■ YOUR OBJECTIVE: Gather all lines with "this" from the records.

■ ENTRIES:
——

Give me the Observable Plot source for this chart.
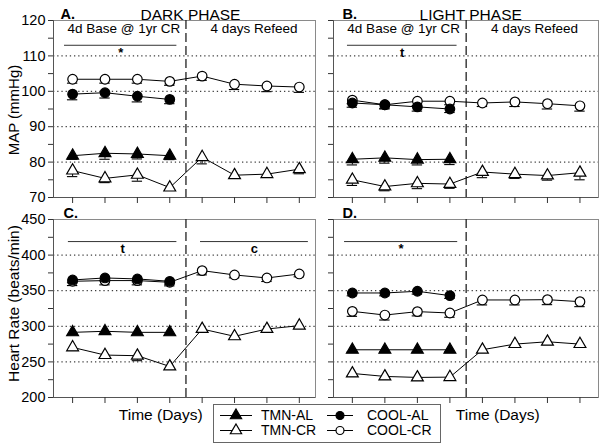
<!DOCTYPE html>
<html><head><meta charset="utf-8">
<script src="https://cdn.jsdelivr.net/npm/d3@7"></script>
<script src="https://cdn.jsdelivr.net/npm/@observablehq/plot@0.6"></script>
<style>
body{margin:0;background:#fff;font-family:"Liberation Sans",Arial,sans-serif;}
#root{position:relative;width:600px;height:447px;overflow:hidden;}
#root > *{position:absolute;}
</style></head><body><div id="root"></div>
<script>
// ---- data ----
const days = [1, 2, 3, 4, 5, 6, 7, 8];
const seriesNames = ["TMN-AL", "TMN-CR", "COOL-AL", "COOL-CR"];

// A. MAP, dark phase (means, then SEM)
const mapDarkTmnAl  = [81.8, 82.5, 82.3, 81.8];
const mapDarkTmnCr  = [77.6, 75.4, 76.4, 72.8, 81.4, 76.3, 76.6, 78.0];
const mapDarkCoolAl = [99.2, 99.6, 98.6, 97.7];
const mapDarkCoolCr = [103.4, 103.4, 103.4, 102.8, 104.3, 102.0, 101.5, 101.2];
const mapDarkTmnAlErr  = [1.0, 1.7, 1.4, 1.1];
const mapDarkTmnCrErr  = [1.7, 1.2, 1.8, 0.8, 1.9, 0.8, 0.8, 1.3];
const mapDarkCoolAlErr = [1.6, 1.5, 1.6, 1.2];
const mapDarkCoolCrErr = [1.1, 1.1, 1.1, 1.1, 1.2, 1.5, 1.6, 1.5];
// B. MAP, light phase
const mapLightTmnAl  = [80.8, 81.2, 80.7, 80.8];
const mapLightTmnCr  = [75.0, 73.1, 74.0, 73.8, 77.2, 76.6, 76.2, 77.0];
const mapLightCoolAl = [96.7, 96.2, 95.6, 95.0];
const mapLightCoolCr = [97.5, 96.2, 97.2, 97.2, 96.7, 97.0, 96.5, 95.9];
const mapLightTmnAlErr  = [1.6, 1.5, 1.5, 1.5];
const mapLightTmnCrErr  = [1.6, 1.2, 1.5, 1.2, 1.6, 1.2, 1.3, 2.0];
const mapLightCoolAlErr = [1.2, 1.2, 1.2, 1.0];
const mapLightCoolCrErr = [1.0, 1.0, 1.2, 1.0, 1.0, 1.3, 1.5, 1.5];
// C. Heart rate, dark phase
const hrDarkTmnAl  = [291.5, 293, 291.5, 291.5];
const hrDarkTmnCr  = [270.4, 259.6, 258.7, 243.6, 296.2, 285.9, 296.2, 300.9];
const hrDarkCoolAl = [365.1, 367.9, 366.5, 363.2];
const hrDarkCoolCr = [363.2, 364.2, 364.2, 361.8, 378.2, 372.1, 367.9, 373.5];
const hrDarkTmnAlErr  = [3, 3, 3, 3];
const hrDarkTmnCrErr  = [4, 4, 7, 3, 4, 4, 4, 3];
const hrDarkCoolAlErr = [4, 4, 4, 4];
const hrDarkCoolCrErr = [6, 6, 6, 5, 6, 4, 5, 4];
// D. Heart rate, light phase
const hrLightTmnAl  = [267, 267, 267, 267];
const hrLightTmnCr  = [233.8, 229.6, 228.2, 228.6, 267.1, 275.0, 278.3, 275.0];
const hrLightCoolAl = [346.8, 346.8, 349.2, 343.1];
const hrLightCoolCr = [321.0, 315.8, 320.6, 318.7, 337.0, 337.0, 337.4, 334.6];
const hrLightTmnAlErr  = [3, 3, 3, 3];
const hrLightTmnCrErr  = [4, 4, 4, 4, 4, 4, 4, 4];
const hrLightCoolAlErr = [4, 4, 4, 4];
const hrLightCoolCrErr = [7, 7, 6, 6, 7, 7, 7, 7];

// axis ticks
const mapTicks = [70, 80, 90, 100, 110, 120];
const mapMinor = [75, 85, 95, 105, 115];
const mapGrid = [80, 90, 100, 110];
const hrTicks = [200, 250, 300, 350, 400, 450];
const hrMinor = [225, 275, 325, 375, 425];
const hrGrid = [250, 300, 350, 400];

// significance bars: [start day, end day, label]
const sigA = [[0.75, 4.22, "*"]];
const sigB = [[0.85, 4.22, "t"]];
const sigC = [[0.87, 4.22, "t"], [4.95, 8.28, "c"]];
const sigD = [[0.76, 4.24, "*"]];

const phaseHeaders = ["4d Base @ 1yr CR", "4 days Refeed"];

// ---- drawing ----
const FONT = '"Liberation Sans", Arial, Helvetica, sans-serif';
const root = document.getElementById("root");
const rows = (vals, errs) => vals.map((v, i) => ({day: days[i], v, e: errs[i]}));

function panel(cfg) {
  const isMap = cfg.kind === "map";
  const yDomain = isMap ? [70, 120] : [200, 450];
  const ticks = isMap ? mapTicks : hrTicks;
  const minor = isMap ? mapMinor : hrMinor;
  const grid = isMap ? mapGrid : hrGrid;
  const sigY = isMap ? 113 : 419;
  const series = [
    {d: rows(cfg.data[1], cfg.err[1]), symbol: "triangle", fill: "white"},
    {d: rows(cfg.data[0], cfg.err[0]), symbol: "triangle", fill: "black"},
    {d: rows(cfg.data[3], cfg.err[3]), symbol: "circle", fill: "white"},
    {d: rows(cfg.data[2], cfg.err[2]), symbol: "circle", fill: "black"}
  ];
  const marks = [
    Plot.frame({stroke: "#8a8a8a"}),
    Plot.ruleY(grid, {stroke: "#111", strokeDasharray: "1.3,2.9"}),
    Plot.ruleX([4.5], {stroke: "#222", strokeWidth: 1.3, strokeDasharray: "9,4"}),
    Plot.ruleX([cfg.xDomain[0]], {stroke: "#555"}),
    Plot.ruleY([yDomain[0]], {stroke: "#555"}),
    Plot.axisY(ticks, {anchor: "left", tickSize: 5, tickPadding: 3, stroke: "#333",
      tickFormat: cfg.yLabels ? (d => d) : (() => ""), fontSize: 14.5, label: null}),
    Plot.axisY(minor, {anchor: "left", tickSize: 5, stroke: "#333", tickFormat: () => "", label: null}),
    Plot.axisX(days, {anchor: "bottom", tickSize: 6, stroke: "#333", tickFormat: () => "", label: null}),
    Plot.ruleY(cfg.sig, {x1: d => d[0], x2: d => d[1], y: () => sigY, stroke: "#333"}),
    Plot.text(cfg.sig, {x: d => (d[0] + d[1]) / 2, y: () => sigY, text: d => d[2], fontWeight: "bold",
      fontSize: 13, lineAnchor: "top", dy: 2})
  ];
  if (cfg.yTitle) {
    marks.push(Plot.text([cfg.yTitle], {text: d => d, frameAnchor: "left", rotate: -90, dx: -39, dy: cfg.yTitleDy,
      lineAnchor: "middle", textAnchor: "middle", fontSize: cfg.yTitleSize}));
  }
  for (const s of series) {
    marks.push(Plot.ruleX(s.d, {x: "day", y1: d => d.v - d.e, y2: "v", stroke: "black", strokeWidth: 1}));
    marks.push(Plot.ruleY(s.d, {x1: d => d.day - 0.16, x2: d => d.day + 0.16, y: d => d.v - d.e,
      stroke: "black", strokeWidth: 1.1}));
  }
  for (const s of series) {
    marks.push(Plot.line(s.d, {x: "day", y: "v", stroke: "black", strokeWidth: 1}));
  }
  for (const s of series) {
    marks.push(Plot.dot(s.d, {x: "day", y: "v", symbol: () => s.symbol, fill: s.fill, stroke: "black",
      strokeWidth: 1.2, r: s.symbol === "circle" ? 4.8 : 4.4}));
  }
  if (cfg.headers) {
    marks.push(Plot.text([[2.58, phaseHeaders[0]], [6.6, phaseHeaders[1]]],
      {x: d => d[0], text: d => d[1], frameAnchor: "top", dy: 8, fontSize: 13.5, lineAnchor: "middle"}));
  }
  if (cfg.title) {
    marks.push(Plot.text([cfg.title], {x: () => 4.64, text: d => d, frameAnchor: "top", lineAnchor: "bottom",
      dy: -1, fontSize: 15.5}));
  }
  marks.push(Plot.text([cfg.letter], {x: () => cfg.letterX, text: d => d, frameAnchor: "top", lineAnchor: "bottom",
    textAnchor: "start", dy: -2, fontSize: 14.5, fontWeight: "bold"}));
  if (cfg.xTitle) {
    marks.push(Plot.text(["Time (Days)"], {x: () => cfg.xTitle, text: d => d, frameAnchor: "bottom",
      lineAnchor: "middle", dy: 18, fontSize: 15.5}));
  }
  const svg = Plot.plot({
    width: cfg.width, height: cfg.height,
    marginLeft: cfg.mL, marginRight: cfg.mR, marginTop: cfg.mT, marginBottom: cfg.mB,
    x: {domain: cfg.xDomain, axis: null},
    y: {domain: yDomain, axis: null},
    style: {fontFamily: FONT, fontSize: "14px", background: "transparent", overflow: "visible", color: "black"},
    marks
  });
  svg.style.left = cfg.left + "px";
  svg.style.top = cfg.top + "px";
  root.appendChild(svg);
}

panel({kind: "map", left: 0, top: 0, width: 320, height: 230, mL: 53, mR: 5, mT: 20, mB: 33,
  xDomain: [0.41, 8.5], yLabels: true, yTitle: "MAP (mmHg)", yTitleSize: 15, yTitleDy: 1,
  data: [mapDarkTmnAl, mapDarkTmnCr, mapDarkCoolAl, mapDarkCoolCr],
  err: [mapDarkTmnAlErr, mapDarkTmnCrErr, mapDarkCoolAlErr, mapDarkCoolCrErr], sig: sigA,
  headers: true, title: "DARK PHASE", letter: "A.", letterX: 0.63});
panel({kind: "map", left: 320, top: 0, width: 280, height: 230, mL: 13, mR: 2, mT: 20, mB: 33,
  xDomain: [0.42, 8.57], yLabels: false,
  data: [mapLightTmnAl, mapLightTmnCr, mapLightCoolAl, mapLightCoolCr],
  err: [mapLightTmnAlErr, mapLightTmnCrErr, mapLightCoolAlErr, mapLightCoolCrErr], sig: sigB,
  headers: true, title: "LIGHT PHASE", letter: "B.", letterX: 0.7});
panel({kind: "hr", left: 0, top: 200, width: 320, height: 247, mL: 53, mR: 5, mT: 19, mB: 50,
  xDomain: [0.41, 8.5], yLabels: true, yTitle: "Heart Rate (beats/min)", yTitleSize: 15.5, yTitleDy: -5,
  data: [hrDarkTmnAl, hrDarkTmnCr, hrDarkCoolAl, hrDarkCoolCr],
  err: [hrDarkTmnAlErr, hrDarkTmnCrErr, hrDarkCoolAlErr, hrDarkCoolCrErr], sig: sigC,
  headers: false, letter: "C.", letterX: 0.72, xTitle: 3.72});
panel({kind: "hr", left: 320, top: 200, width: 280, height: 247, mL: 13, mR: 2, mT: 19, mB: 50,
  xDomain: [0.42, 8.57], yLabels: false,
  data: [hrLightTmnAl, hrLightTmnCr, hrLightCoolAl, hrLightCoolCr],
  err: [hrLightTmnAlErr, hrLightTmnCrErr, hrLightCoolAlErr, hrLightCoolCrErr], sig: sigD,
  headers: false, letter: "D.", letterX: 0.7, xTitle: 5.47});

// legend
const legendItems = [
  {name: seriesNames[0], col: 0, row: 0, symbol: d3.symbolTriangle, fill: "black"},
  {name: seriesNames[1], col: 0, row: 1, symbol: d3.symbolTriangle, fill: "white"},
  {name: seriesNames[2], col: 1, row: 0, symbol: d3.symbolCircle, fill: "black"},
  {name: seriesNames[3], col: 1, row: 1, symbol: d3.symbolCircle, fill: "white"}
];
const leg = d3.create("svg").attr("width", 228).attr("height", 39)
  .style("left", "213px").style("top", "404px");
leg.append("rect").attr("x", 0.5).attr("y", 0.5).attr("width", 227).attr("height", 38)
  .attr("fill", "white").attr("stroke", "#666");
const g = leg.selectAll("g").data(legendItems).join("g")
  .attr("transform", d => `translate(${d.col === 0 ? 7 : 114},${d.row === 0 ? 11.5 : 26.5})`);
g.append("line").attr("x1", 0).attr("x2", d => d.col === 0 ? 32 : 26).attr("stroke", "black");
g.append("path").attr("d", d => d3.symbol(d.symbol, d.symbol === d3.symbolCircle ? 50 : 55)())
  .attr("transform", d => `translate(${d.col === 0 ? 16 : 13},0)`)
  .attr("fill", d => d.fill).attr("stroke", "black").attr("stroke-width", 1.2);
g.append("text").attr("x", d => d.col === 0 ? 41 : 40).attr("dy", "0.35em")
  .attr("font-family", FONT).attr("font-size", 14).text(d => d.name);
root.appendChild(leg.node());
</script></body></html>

——

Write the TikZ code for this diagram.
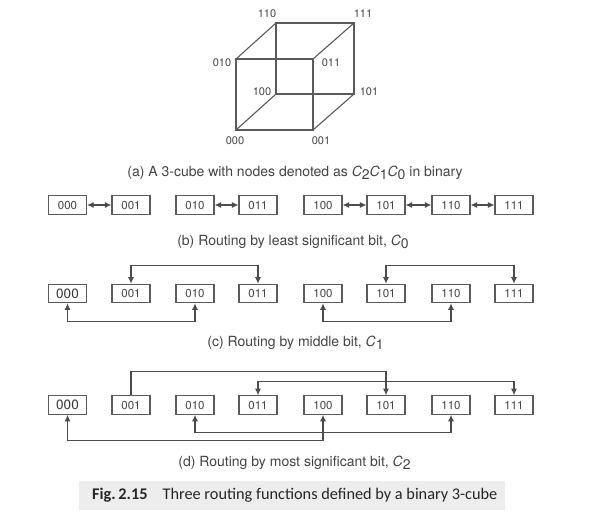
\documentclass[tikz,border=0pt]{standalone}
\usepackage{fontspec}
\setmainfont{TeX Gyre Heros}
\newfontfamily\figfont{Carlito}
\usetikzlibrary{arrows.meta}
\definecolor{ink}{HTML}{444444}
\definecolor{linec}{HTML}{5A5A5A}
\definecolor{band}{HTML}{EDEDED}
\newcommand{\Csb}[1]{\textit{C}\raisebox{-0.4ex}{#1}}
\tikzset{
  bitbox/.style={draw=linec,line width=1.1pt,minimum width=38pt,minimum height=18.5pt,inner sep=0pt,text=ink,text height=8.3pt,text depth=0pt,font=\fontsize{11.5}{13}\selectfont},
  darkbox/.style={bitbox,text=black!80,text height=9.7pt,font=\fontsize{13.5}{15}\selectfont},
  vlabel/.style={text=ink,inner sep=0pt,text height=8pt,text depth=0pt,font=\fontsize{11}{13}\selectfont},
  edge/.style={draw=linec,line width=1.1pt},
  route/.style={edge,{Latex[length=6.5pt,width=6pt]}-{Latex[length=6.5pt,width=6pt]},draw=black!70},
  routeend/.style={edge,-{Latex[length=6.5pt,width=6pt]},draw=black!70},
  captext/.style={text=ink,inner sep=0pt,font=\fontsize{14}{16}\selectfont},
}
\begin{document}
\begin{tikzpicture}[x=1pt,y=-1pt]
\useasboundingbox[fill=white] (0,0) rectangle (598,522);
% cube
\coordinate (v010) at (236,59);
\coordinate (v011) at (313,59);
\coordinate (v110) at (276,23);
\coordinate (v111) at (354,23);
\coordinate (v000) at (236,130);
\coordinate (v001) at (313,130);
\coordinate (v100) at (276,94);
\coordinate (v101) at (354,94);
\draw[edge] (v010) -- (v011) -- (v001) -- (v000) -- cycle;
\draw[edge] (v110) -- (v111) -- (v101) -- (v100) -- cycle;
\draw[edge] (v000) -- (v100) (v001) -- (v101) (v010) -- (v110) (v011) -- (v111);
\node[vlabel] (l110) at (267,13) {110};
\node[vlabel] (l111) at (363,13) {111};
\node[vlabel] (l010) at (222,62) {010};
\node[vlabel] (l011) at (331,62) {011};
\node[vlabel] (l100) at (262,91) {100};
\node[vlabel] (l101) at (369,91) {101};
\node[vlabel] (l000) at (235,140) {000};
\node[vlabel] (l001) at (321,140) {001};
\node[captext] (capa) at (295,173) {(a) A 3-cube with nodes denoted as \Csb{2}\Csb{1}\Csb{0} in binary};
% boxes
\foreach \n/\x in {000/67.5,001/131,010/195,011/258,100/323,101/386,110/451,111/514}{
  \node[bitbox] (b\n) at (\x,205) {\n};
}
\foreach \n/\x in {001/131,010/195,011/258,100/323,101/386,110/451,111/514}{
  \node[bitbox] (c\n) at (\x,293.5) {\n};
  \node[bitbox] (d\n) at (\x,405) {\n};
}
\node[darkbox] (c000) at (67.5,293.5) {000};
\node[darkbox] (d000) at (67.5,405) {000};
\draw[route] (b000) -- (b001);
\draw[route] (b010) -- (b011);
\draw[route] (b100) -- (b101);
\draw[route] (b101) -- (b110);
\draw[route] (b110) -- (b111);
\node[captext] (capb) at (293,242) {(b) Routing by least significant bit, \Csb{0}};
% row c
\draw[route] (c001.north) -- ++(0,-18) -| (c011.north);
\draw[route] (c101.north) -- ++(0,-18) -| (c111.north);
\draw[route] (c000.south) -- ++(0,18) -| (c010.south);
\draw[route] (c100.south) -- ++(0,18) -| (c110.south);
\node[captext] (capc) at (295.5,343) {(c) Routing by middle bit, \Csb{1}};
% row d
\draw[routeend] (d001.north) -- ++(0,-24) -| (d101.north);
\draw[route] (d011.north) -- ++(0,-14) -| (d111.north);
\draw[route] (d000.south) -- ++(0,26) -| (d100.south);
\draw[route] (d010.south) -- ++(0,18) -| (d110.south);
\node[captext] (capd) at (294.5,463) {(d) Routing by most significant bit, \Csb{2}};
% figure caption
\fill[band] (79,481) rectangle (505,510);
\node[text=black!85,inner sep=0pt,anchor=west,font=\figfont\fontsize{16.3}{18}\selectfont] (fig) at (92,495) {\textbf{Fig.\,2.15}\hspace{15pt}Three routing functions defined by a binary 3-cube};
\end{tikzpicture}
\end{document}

——

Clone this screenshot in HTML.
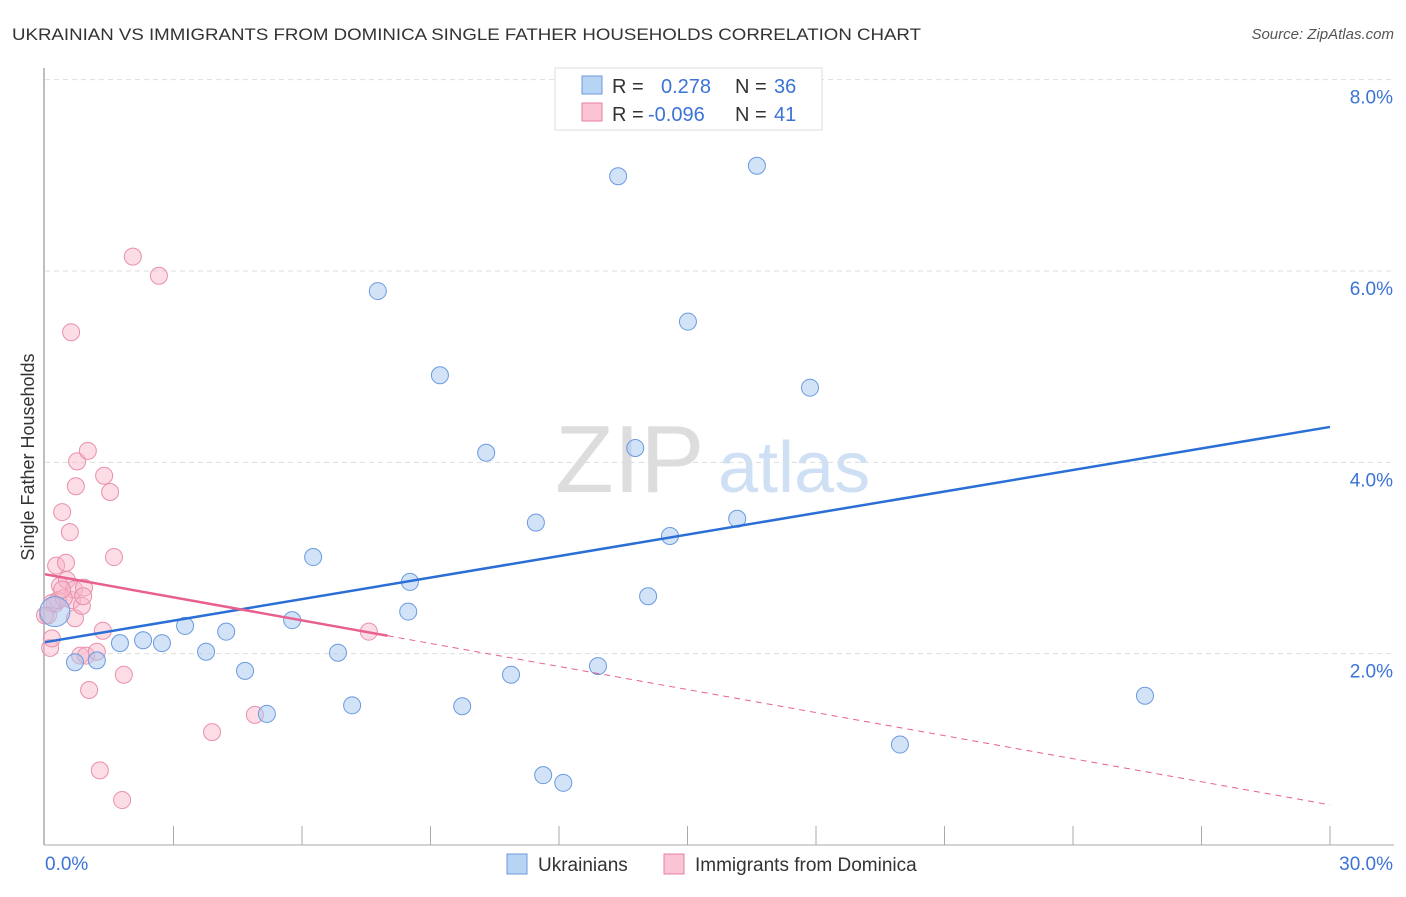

——

■ ANSWER IN FULL:
Give me the Observable Plot source for this chart.
Write the TikZ code for this diagram.
Clone this screenshot in HTML.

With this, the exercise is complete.